I’m planning a potential architecture for our monitoring & logs stack. Grafana, Prometheus & AlertManager are a given, pondering Thanos & Loki atm.
About Loki I’m wondering what’s the recommended architecture for multiple heterogenous environments. We’ve some metal at Hetzner, EKS & EC2 & serveless @ AWS, … I found nothing in the doc, bits of discussion here from 2020 hinting at ‘one central loki, all agents shipping there’. I was also considering 'one grafana, multiple loki data sources through VPNs / VPC peering '.
Only dependency is Object Store which for me is S3. I plan on having one central Loki per “environment” which for me is one for staging and one for production, just so I can test upgrades etc. in the staging cluster without breaking production.
In production we will probably log 10k-30k logs per second once we are up and running which does not seem to be any issue for even my proof of concept Loki setup with pretty low resources. This is for ingestion. Querying that data has been more challenging but slowly finding ways of optimizing that as well
Testing the upgrade is indeed a topic. Here’s my plan about those, tell me if I missed something: since Loki upgrades are unlikely to affect the data (the logs themselves), I can duplicate Loki using Velero (our k8s resources backup & duplication tool) on a lab cluster, run the upgrade there, see if it seems ok, then apply on production.

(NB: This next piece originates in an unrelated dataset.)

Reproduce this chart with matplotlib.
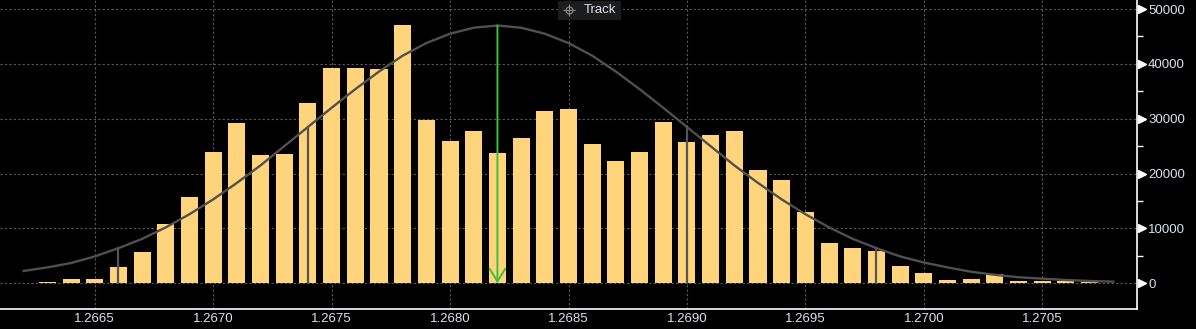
import matplotlib
matplotlib.use('Agg')
import matplotlib.pyplot as plt
import matplotlib.transforms as mtransforms
from matplotlib.patches import Rectangle

# price bins (bar centres)
prices = [1.2662, 1.2663, 1.2664, 1.2665, 1.2666, 1.2667, 1.2668, 1.2669, 1.2670, 1.2671,
          1.2672, 1.2673, 1.2674, 1.2675, 1.2676, 1.2677, 1.2678, 1.2679, 1.2680, 1.2681,
          1.2682, 1.2683, 1.2684, 1.2685, 1.2686, 1.2687, 1.2688, 1.2689, 1.2690, 1.2691,
          1.2692, 1.2693, 1.2694, 1.2695, 1.2696, 1.2697, 1.2698, 1.2699, 1.2700, 1.2701,
          1.2702, 1.2703, 1.2704, 1.2705, 1.2706, 1.2707, 1.2708]
# volume per bin
volume = [100, 300, 800, 800, 3000, 5700, 10800, 15750, 23950, 29250,
          23400, 23600, 32900, 39300, 39300, 39100, 47100, 29800, 25950, 27800,
          23750, 26500, 31450, 31800, 25400, 22300, 23950, 29450, 25800, 27050,
          27800, 20700, 18850, 13000, 7350, 6450, 5900, 3150, 1900, 600,
          800, 1700, 450, 450, 450, 300, 100]
# fitted curve, read at each bin
curve = [2250, 2900, 3700, 4900, 6400, 8100, 10200, 12600, 15300, 18300,
         21500, 25000, 28500, 32000, 35400, 38600, 41500, 43800, 45500, 46600,
         47000, 46600, 45500, 43800, 41500, 38600, 35400, 32000, 28500, 25000,
         21500, 18300, 15300, 12600, 10200, 8100, 6400, 4900, 3800, 2900,
         2100, 1550, 1100, 850, 600, 420, 300]
# sigma markers
sigma_x = [1.2666, 1.2674, 1.2690, 1.2698]
sigma_y = [6400, 28500, 28500, 6400]
mean_x = 1.2682
mean_y = 47000

xticks = [1.2665, 1.2670, 1.2675, 1.2680, 1.2685, 1.2690, 1.2695, 1.2700, 1.2705]
yticks = [0, 10000, 20000, 30000, 40000, 50000]

plt.rcParams['font.family'] = ['Liberation Sans', 'DejaVu Sans']
txt_col = '#d8e2ee'
grid_col = '#5a5a5a'

fig = plt.figure(figsize=(11.96, 3.29), dpi=100, facecolor='black')
ax = fig.add_axes([0, 20 / 329, 1137 / 1196, 309 / 329])
ax.set_facecolor('black')

ax.bar(prices, volume, width=0.000072, color='#ffd47a', zorder=2)
ax.plot(prices, curve, color='#505050', lw=1.7, zorder=3)
for sx, sy in zip(sigma_x, sigma_y):
    ax.plot([sx, sx], [0, sy], color='#555555', lw=1.6, zorder=3)
ax.annotate('', xy=(mean_x, 0), xytext=(mean_x, mean_y),
            arrowprops=dict(arrowstyle='->,head_length=0.65,head_width=0.4', color='#3cc03c',
                            lw=1.4, mutation_scale=14, shrinkA=0, shrinkB=0), zorder=4)

ax.set_xlim(1.26610, 1.27090)
ax.set_ylim(-4685, 51650)
ax.set_xticks(xticks)
ax.set_xticklabels(['%.4f' % v for v in xticks])
ax.set_yticks(yticks)
ax.set_yticks([5000, 15000, 25000, 35000, 45000], minor=True)
ax.yaxis.tick_right()
ax.tick_params(axis='x', length=0, pad=3, labelsize=9.5, colors=txt_col)
ax.tick_params(axis='y', which='major', length=0, pad=8, labelsize=9.5, colors=txt_col)
ax.tick_params(axis='y', which='minor', length=4, width=1, color='white', direction='out')
ax.grid(True, color=grid_col, linestyle=(0, (2, 2)), lw=0.8, zorder=1)
ax.set_axisbelow(True)

for side in ['top', 'left']:
    ax.spines[side].set_visible(False)
for side in ['bottom', 'right']:
    ax.spines[side].set_color('white')
    ax.spines[side].set_linewidth(1.2)

# triangle tick marks on the right axis
trans = mtransforms.blended_transform_factory(ax.transAxes, ax.transData)
ax.plot([1.004] * len(yticks), yticks, linestyle='none', marker='>', markersize=5.5,
        color='white', transform=trans, clip_on=False, zorder=5)

# "Track" tag at top
ax.add_patch(Rectangle((558 / 1137, 1 - 20 / 309), 63 / 1137, 19 / 309, transform=ax.transAxes,
                       facecolor='#1c1c1c', edgecolor='none', zorder=6, clip_on=False))
ax.text(600 / 1137, 1 - 10 / 309, 'Track', transform=ax.transAxes, color=txt_col, fontsize=9.5,
        ha='center', va='center', zorder=7)
ax.plot([569 / 1137], [1 - 10 / 309], marker='o', markersize=5, mfc='none', mec='#8a8a8a', mew=0.8,
        transform=ax.transAxes, zorder=7, clip_on=False)
ax.plot([569 / 1137], [1 - 10 / 309], marker='+', markersize=9, color='#8a8a8a', mew=0.8,
        transform=ax.transAxes, zorder=7, clip_on=False)

fig.savefig('out.png', dpi=100, facecolor='black')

Noted for ingestion. About querying, what were your challenges, and your solutions if you can explain those quickly ? I intend to use the distributed Helm chart, which should allow us to tune the resources & scale out the bottlenecks.
My load testing created very few streams so querying that test data was almost impossible because the responses were massive.
From what I have learned so far. Try to find a good balance of streams for segmenting your data (not too many but also definitely not too few). We also run Loki in micro services mode. Querying speeds up by adding querier nodes (not surprising). There are plenty of posts about improving query performance. Still figuring this out…